As a beneficiary of a discretionary trust, you are not presently entitled to any distribution from the trust until the trustee has exercised their discretion in your favour in any given income year. Until the discretion has been exercised, you have, at best, a mere expectancy of receiving income from the trust.
As the trust has now sold the business, there is no possibility that the trust will produce any income from this activity that could be available for distribution to beneficiaries of the trust.
Where no income is available for distribution, the trustee cannot exercise their discretion in your favour and there is no nexus between the interest expense incurred personally and the gaining or producing of assessable income from the trust. Therefore, you and your spouse are not entitled to claim a deduction for the interest expenses incurred in your personal returns.
This approach is consistent with the decision in Case U144 87 ATC 318, where the taxpayer was a beneficiary of a discretionary family trust and was also a director of the corporate trustee of that trust.
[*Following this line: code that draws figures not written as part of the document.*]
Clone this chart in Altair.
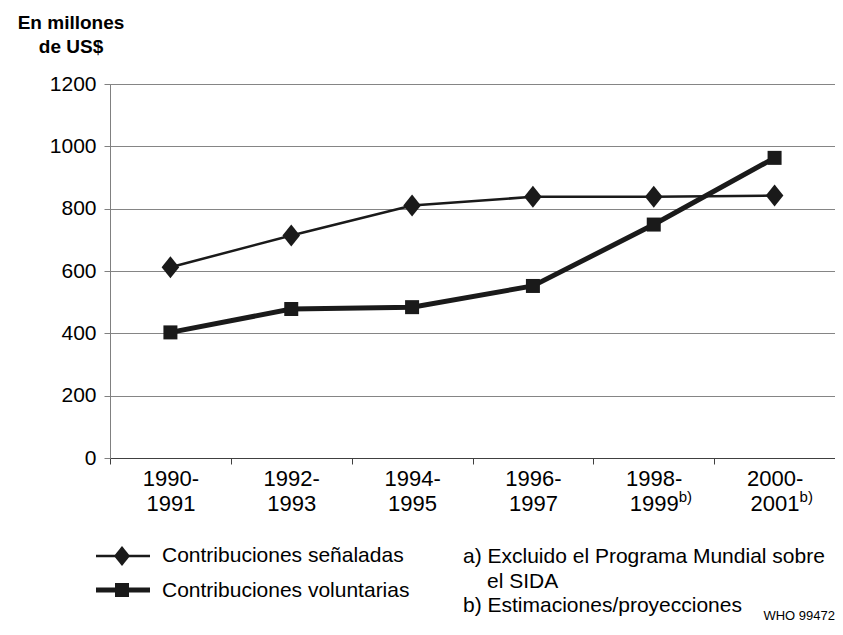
import altair as alt
import pandas as pd

# ---- data ----
periods = ["1990-|1991", "1992-|1993", "1994-|1995", "1996-|1997",
           "1998-|1999", "2000-|2001"]
series_names = ["Contribuciones señaladas", "Contribuciones voluntarias"]
senaladas = [612, 714, 810, 838, 838, 842]
voluntarias = [403, 478, 484, 552, 749, 963]
y_ticks = [0, 200, 400, 600, 800, 1000, 1200]
footnote_periods = [periods[4], periods[5]]
footnote_marks = ["b)", "b)"]

rows = []
for p, v in zip(periods, senaladas):
    rows.append({"period": p, "series": series_names[0], "value": v})
for p, v in zip(periods, voluntarias):
    rows.append({"period": p, "series": series_names[1], "value": v})
df = pd.DataFrame(rows)

FONT = "Liberation Sans"
INK = "#1a1a1a"
DIAMOND = "M0,-1L0.8,0L0,1L-0.8,0Z"

xscale = alt.Scale(type="band", paddingInner=0, paddingOuter=0)
xaxis = alt.Axis(title=None, labelExpr="split(datum.label, '|')", labelAngle=0,
                 tickBand="extent", labelFont=FONT, labelFontSize=22,
                 labelColor="#000000", labelLineHeight=25, labelPadding=4,
                 labelBaseline="top", tickSize=6, tickColor="#404040",
                 domainColor="#404040", grid=False)

x_enc = alt.X("period:N", sort=periods, scale=xscale, bandPosition=0.5, axis=xaxis)
y_enc = alt.Y(
    "value:Q", scale=alt.Scale(domain=[0, 1200], nice=False, zero=True),
    axis=alt.Axis(title=None, values=y_ticks, format="d", grid=True, gridColor="#858585",
                  gridWidth=1, tickSize=6, tickColor="#808080", domainColor="#808080",
                  labelFont=FONT, labelFontSize=21, labelColor="#000000", labelPadding=8),
)

base = alt.Chart(df)

line_s = base.transform_filter(alt.datum.series == series_names[0]).mark_line(
    color=INK, strokeWidth=2.5).encode(x=x_enc, y=y_enc)
line_v = base.transform_filter(alt.datum.series == series_names[1]).mark_line(
    color=INK, strokeWidth=5).encode(x=x_enc, y=y_enc)
pts_s = base.transform_filter(alt.datum.series == series_names[0]).mark_point(
    filled=True, opacity=1, color=INK, shape=DIAMOND, size=484).encode(x=x_enc, y=y_enc)
pts_v = base.transform_filter(alt.datum.series == series_names[1]).mark_point(
    filled=True, opacity=1, color=INK, shape="square", size=196).encode(x=x_enc, y=y_enc)

sup = alt.Chart(pd.DataFrame({"period": footnote_periods, "t": footnote_marks})).mark_text(
    align="left", baseline="alphabetic", font=FONT, fontSize=15, color="#000000", dx=25
).encode(x=x_enc, y=alt.value(418), text="t:N")


def label(txt, x, y, size=21, weight="normal", align="left"):
    return alt.Chart(pd.DataFrame({"t": [txt]})).mark_text(
        align=align, baseline="alphabetic", font=FONT, fontSize=size,
        fontWeight=weight, color="#000000"
    ).encode(x=alt.value(x), y=alt.value(y), text="t:N")


def rule(x1, x2, y, w):
    return alt.Chart(pd.DataFrame({"a": [0]})).mark_rule(color=INK, strokeWidth=w).encode(
        x=alt.value(x1), x2=alt.value(x2), y=alt.value(y))


def marker(x, y, shape, size):
    return alt.Chart(pd.DataFrame({"a": [0]})).mark_point(
        filled=True, opacity=1, color=INK, shape=shape, size=size).encode(
        x=alt.value(x), y=alt.value(y))


annotations = [
    label("En millones", -39, -55, size=19, weight="bold", align="center"),
    label("de US$", -39, -31, size=19, weight="bold", align="center"),
    rule(-14, 40, 472, 2.5), marker(12, 472, DIAMOND, 400),
    label(series_names[0], 52, 478),
    rule(-14, 40, 506, 5), marker(12, 506, "square", 196),
    label(series_names[1], 52, 513),
    label("a) Excluido el Programa Mundial sobre", 353, 479),
    label("el SIDA", 377, 504),
    label("b) Estimaciones/proyecciones", 353, 528),
    label("WHO 99472", 725, 536, size=13, align="right"),
]

chart = alt.layer(line_s, line_v, pts_s, pts_v, sup, *annotations).properties(
    width=725, height=374,
    autosize=alt.AutoSizeParams(type="none"),
    padding={"left": 102, "top": 76, "right": 0, "bottom": 164},
).configure_view(stroke="#a0a0a0", strokeWidth=1)

chart.save("out.html", embed_options={"renderer": "svg", "actions": False})
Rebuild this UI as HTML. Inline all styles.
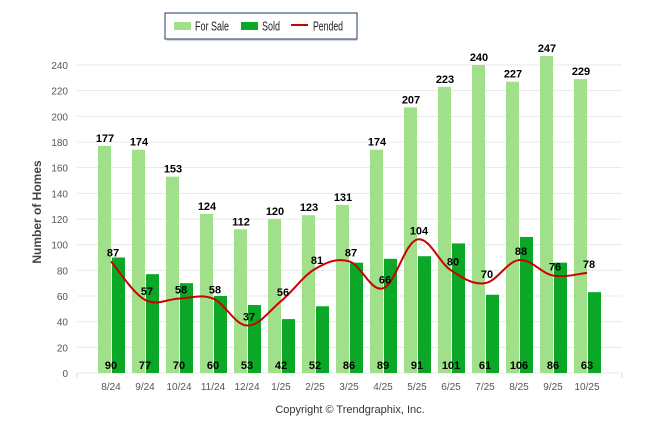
<!DOCTYPE html>
<html><head><meta charset="utf-8"><style>
body{margin:0;background:#fff;}
svg{display:block;font-family:"Liberation Sans",sans-serif;}
</style></head><body>
<svg id="c" width="646" height="434">
<g>
<rect x="167" y="15" width="190" height="26" fill="#bbb" opacity="0.6"/>
<rect x="165" y="13" width="192" height="26" fill="#fff" stroke="#1f3864" stroke-width="1"/>
<rect x="174" y="22" width="17" height="8" fill="#a0e08a"/>
<text x="195" y="30.5" font-size="12.5" textLength="34" lengthAdjust="spacingAndGlyphs" fill="#222">For Sale</text>
<rect x="241" y="22" width="17" height="8" fill="#0aa826"/>
<text x="262" y="30.5" font-size="12.5" textLength="18" lengthAdjust="spacingAndGlyphs" fill="#222">Sold</text>
<line x1="291" y1="25" x2="308" y2="25" stroke="#cc0000" stroke-width="2"/>
<text x="313" y="30.5" font-size="12.5" textLength="30" lengthAdjust="spacingAndGlyphs" fill="#222">Pended</text>
</g>
<text transform="translate(41,212) rotate(-90)" text-anchor="middle" font-size="12" font-weight="bold" fill="#444">Number of Homes</text>
<text x="350" y="413" text-anchor="middle" font-size="11" fill="#333">Copyright © Trendgraphix, Inc.</text>
<g id="grid"></g><g id="bars"></g><g id="line"></g><g id="labels"></g>
</svg>
<script>
const categories=["8/24","9/24","10/24","11/24","12/24","1/25","2/25","3/25","4/25","5/25","6/25","7/25","8/25","9/25","10/25"];
const forSale=[177,174,153,124,112,120,123,131,174,207,223,240,227,247,229];
const sold=[90,77,70,60,53,42,52,86,89,91,101,61,106,86,63];
const pended=[87,57,58,58,37,56,81,87,66,104,80,70,88,76,78];
const yTicks=[0,20,40,60,80,100,120,140,160,180,200,220,240];
const NS="http://www.w3.org/2000/svg";
const y=v=>373-v*(308/240);
const x=i=>111+34*i;
function mk(tag,attrs,parent,txt){const e=document.createElementNS(NS,tag);for(const k in attrs)e.setAttribute(k,attrs[k]);if(txt!==undefined)e.textContent=txt;parent.appendChild(e);return e;}
const G=document.getElementById('grid'),B=document.getElementById('bars'),L=document.getElementById('line'),T=document.getElementById('labels');
yTicks.forEach(v=>{
 const g=mk('line',{x1:77,x2:622,y1:y(v),y2:y(v),stroke:'#e8e8e8','stroke-width':1},G);
 
 
 const t=mk('text',{x:68,y:y(v)+4,'text-anchor':'end','font-size':10,fill:'#555'},G,v);
 
 
});
mk('line',{x1:77,x2:77,y1:373,y2:378,stroke:'#ddd'},G);
mk('line',{x1:622,x2:622,y1:373,y2:378,stroke:'#ddd'},G);
categories.forEach((c,i)=>{
 const cx=x(i);
 const a=mk('rect',{x:cx-13,y:y(forSale[i]),width:13,height:373-y(forSale[i]),fill:'#a0e08a'},B);
 
 
 const b=mk('rect',{x:cx+1,y:y(sold[i]),width:13,height:373-y(sold[i]),fill:'#0aa826'},B);
 
 
 const xl=mk('text',{x:cx,y:390,'text-anchor':'middle','font-size':10,fill:'#555'},T,c);
 
 
 const fl=mk('text',{x:cx-6,y:y(forSale[i])-4,'text-anchor':'middle','font-size':11,'font-weight':'bold',fill:'#000'},T,forSale[i]);
 
 
 const sl=mk('text',{x:cx,y:369,'text-anchor':'middle','font-size':11,'font-weight':'bold',fill:'#000'},T,sold[i]);
 
 
 const pl=mk('text',{x:cx+2,y:y(pended[i])-5,'text-anchor':'middle','font-size':11,'font-weight':'bold',fill:'#000'},T,pended[i]);
 
 
});
const pts=pended.map((v,i)=>[x(i),y(v)]);
let d='M'+pts[0][0]+','+pts[0][1];
for(let i=0;i<pts.length-1;i++){
 const p0=pts[Math.max(0,i-1)],p1=pts[i],p2=pts[i+1],p3=pts[Math.min(pts.length-1,i+2)];
 const t=0.18;
 const c1=[p1[0]+(p2[0]-p0[0])*t,p1[1]+(p2[1]-p0[1])*t];
 const c2=[p2[0]-(p3[0]-p1[0])*t,p2[1]-(p3[1]-p1[1])*t];
 d+=` C${c1[0]},${c1[1]} ${c2[0]},${c2[1]} ${p2[0]},${p2[1]}`;
}
const pl=mk('path',{d:d,fill:'none',stroke:'#cc0000','stroke-width':2},L);


</script>
</body></html>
In his return for the 1983 year, the taxpayer disclosed as assessable income a distribution from the trust, and claimed as deductions various trust expenses which he had met personally, including bank interest.
The Tribunal held that the expenses were not deductible on the basis that a sufficient nexus had not been shown between the expenditure on behalf of the trust and the derivation of the taxpayer's assessable income.
While we appreciate your situation, there is no provision available that would allow you to claim these expenses in the circumstances you describe.
Invalid question
A private ruling is a written expression of the Commissioner's opinion in respect of a relevant provision as defined in section 357-55 of Schedule 1 to the Taxation Administration Act 1953.
Your question, as to whether or not the loan can be restructured in the name of the individual trustees of the trust now that the business has been sold, is not in relation to a relevant provision and is, therefore, invalid.